■ What you are asked to do: Please write the listing below out again exactly, leaving every picture behind.
===== Data block =====
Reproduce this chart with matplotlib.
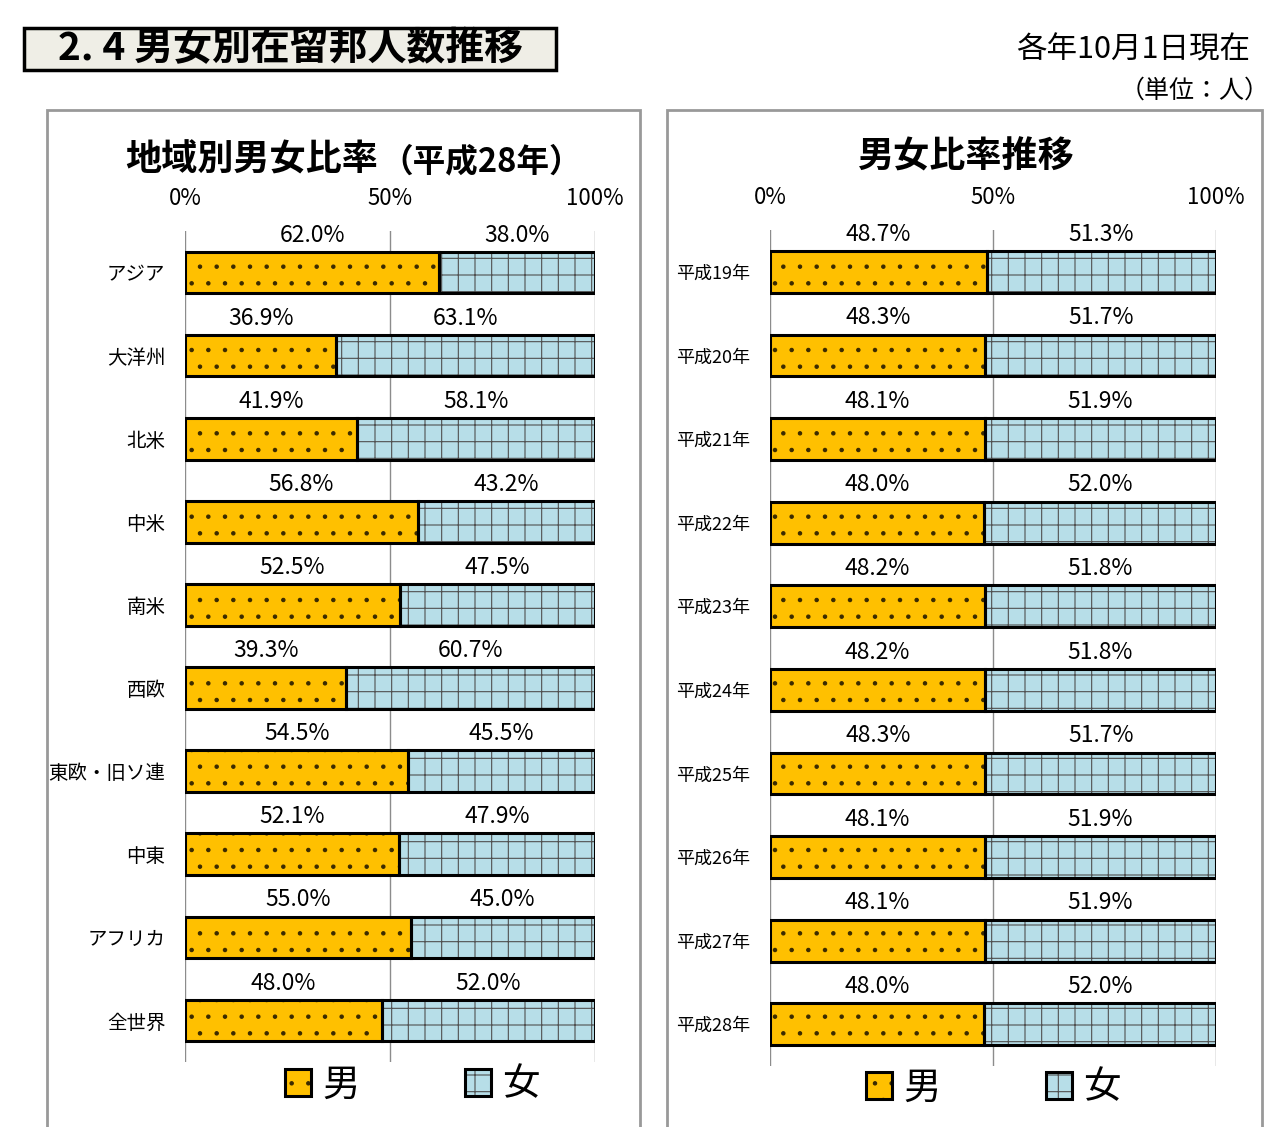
import matplotlib
matplotlib.use('Agg')
import matplotlib.pyplot as plt
from matplotlib.patches import Rectangle

plt.rcParams['font.family'] = ['Noto Sans CJK JP', 'DejaVu Sans']
plt.rcParams['hatch.linewidth'] = 0.8

regions = ['アジア', '大洋州', '北米', '中米', '南米', '西欧', '東欧・旧ソ連', '中東', 'アフリカ', '全世界']
male_region = [62.0, 36.9, 41.9, 56.8, 52.5, 39.3, 54.5, 52.1, 55.0, 48.0]
female_region = [38.0, 63.1, 58.1, 43.2, 47.5, 60.7, 45.5, 47.9, 45.0, 52.0]

years = ['平成19年', '平成20年', '平成21年', '平成22年', '平成23年',
         '平成24年', '平成25年', '平成26年', '平成27年', '平成28年']
male_year = [48.7, 48.3, 48.1, 48.0, 48.2, 48.2, 48.3, 48.1, 48.1, 48.0]
female_year = [51.3, 51.7, 51.9, 52.0, 51.8, 51.8, 51.7, 51.9, 51.9, 52.0]

male_color = '#FFC000'
female_color = '#B7DEE8'

W, H = 1280, 1127
fig = plt.figure(figsize=(12.8, 11.27), dpi=100)


def fx(px):
    return px / W


def fy(py):
    return 1 - py / H


def draw_panel(ax, cats, male, female, cat_size):
    idx = range(len(cats))
    # hatched fill first (thin hatch colour), then a plain black outline on top
    hm = ax.barh(idx, male, height=0.5, color=male_color, edgecolor='#3a2a00',
                 linewidth=0, hatch='.')
    hf = ax.barh(idx, female, left=male, height=0.5, color=female_color,
                 edgecolor='#505050', linewidth=0, hatch='+')
    om = ax.barh(idx, male, height=0.5, fill=False, edgecolor='black', linewidth=2.2)
    of = ax.barh(idx, female, left=male, height=0.5, fill=False, edgecolor='black',
                 linewidth=2.2)
    for i, (m, f) in enumerate(zip(male, female)):
        ax.text(m / 2, i - 0.45, f'{m:.1f}%', ha='center', va='center', fontsize=16.5)
        ax.text(m + f / 2, i - 0.45, f'{f:.1f}%', ha='center', va='center', fontsize=16.5)
    ax.set_xlim(0, 100)
    ax.set_ylim(len(cats) - 0.5, -0.5)
    ax.set_xticks([0, 50, 100])
    ax.set_xticklabels(['0%', '50%', '100%'], fontsize=16)
    ax.xaxis.tick_top()
    ax.set_yticks(list(idx))
    ax.set_yticklabels(cats, fontsize=cat_size)
    ax.tick_params(axis='x', length=0, pad=15)
    ax.tick_params(axis='y', length=0, pad=14)
    ax.grid(axis='x', color='#8c8c8c', linewidth=1)
    ax.set_axisbelow(True)
    ax.patch.set_alpha(0)
    for s in ax.spines.values():
        s.set_visible(False)
    return (hm[0], om[0]), (hf[0], of[0])


# panel frames
for x0, x1 in [(47, 640), (667, 1262)]:
    fig.patches.append(Rectangle((fx(x0), fy(1140)), fx(x1) - fx(x0), fy(110) - fy(1140),
                                 transform=fig.transFigure, facecolor='white',
                                 edgecolor='#999999', linewidth=2, zorder=-1))

# header box
fig.patches.append(Rectangle((fx(24), fy(70)), fx(556) - fx(24), fy(28) - fy(70),
                             transform=fig.transFigure, facecolor='#EFEEE6',
                             edgecolor='black', linewidth=2.5, zorder=-1))
fig.text(fx(58), fy(49), '2. 4 男女別在留邦人数推移', fontsize=28, fontweight='bold',
         ha='left', va='center')
fig.text(fx(1250), fy(50), '各年10月1日現在', fontsize=22, ha='right', va='center')
fig.text(fx(1270), fy(91), '（単位：人）', fontsize=18, ha='right', va='center')

ax1 = fig.add_axes([fx(185), fy(1062), fx(595) - fx(185), fy(231) - fy(1062)])
h_male, h_female = draw_panel(ax1, regions, male_region, female_region, 14)

ax2 = fig.add_axes([fx(770), fy(1066), fx(1216) - fx(770), fy(230) - fy(1066)])
draw_panel(ax2, years, male_year, female_year, 13)

fig.text(fx(125), fy(160), '地域別男女比率', fontsize=26, fontweight='bold',
         ha='left', va='center')
fig.text(fx(380), fy(162), '（平成28年）', fontsize=23.5, fontweight='bold',
         ha='left', va='center')
fig.text(fx(965), fy(157), '男女比率推移', fontsize=26, fontweight='bold',
         ha='center', va='center')

for cx, cy in [(412, 1085), (993, 1088)]:
    fig.legend([h_male, h_female], ['男', '女'], loc='center',
               bbox_to_anchor=(fx(cx), fy(cy)),
               ncol=2, frameon=False, fontsize=27, handlelength=0.7, handleheight=0.7,
               handletextpad=0.3, columnspacing=2.8)

fig.savefig('out.png', dpi=100)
=====
■ Reply:
Reproduce this chart with matplotlib.
import matplotlib
matplotlib.use('Agg')
import matplotlib.pyplot as plt
from matplotlib.patches import Rectangle

plt.rcParams['font.family'] = ['Noto Sans CJK JP', 'DejaVu Sans']
plt.rcParams['hatch.linewidth'] = 0.8

regions = ['アジア', '大洋州', '北米', '中米', '南米', '西欧', '東欧・旧ソ連', '中東', 'アフリカ', '全世界']
male_region = [62.0, 36.9, 41.9, 56.8, 52.5, 39.3, 54.5, 52.1, 55.0, 48.0]
female_region = [38.0, 63.1, 58.1, 43.2, 47.5, 60.7, 45.5, 47.9, 45.0, 52.0]

years = ['平成19年', '平成20年', '平成21年', '平成22年', '平成23年',
         '平成24年', '平成25年', '平成26年', '平成27年', '平成28年']
male_year = [48.7, 48.3, 48.1, 48.0, 48.2, 48.2, 48.3, 48.1, 48.1, 48.0]
female_year = [51.3, 51.7, 51.9, 52.0, 51.8, 51.8, 51.7, 51.9, 51.9, 52.0]

male_color = '#FFC000'
female_color = '#B7DEE8'

W, H = 1280, 1127
fig = plt.figure(figsize=(12.8, 11.27), dpi=100)


def fx(px):
    return px / W


def fy(py):
    return 1 - py / H


def draw_panel(ax, cats, male, female, cat_size):
    idx = range(len(cats))
    # hatched fill first (thin hatch colour), then a plain black outline on top
    hm = ax.barh(idx, male, height=0.5, color=male_color, edgecolor='#3a2a00',
                 linewidth=0, hatch='.')
    hf = ax.barh(idx, female, left=male, height=0.5, color=female_color,
                 edgecolor='#505050', linewidth=0, hatch='+')
    om = ax.barh(idx, male, height=0.5, fill=False, edgecolor='black', linewidth=2.2)
    of = ax.barh(idx, female, left=male, height=0.5, fill=False, edgecolor='black',
                 linewidth=2.2)
    for i, (m, f) in enumerate(zip(male, female)):
        ax.text(m / 2, i - 0.45, f'{m:.1f}%', ha='center', va='center', fontsize=16.5)
        ax.text(m + f / 2, i - 0.45, f'{f:.1f}%', ha='center', va='center', fontsize=16.5)
    ax.set_xlim(0, 100)
    ax.set_ylim(len(cats) - 0.5, -0.5)
    ax.set_xticks([0, 50, 100])
    ax.set_xticklabels(['0%', '50%', '100%'], fontsize=16)
    ax.xaxis.tick_top()
    ax.set_yticks(list(idx))
    ax.set_yticklabels(cats, fontsize=cat_size)
    ax.tick_params(axis='x', length=0, pad=15)
    ax.tick_params(axis='y', length=0, pad=14)
    ax.grid(axis='x', color='#8c8c8c', linewidth=1)
    ax.set_axisbelow(True)
    ax.patch.set_alpha(0)
    for s in ax.spines.values():
        s.set_visible(False)
    return (hm[0], om[0]), (hf[0], of[0])


# panel frames
for x0, x1 in [(47, 640), (667, 1262)]:
    fig.patches.append(Rectangle((fx(x0), fy(1140)), fx(x1) - fx(x0), fy(110) - fy(1140),
                                 transform=fig.transFigure, facecolor='white',
                                 edgecolor='#999999', linewidth=2, zorder=-1))

# header box
fig.patches.append(Rectangle((fx(24), fy(70)), fx(556) - fx(24), fy(28) - fy(70),
                             transform=fig.transFigure, facecolor='#EFEEE6',
                             edgecolor='black', linewidth=2.5, zorder=-1))
fig.text(fx(58), fy(49), '2. 4 男女別在留邦人数推移', fontsize=28, fontweight='bold',
         ha='left', va='center')
fig.text(fx(1250), fy(50), '各年10月1日現在', fontsize=22, ha='right', va='center')
fig.text(fx(1270), fy(91), '（単位：人）', fontsize=18, ha='right', va='center')

ax1 = fig.add_axes([fx(185), fy(1062), fx(595) - fx(185), fy(231) - fy(1062)])
h_male, h_female = draw_panel(ax1, regions, male_region, female_region, 14)

ax2 = fig.add_axes([fx(770), fy(1066), fx(1216) - fx(770), fy(230) - fy(1066)])
draw_panel(ax2, years, male_year, female_year, 13)

fig.text(fx(125), fy(160), '地域別男女比率', fontsize=26, fontweight='bold',
         ha='left', va='center')
fig.text(fx(380), fy(162), '（平成28年）', fontsize=23.5, fontweight='bold',
         ha='left', va='center')
fig.text(fx(965), fy(157), '男女比率推移', fontsize=26, fontweight='bold',
         ha='center', va='center')

for cx, cy in [(412, 1085), (993, 1088)]:
    fig.legend([h_male, h_female], ['男', '女'], loc='center',
               bbox_to_anchor=(fx(cx), fy(cy)),
               ncol=2, frameon=False, fontsize=27, handlelength=0.7, handleheight=0.7,
               handletextpad=0.3, columnspacing=2.8)

fig.savefig('out.png', dpi=100)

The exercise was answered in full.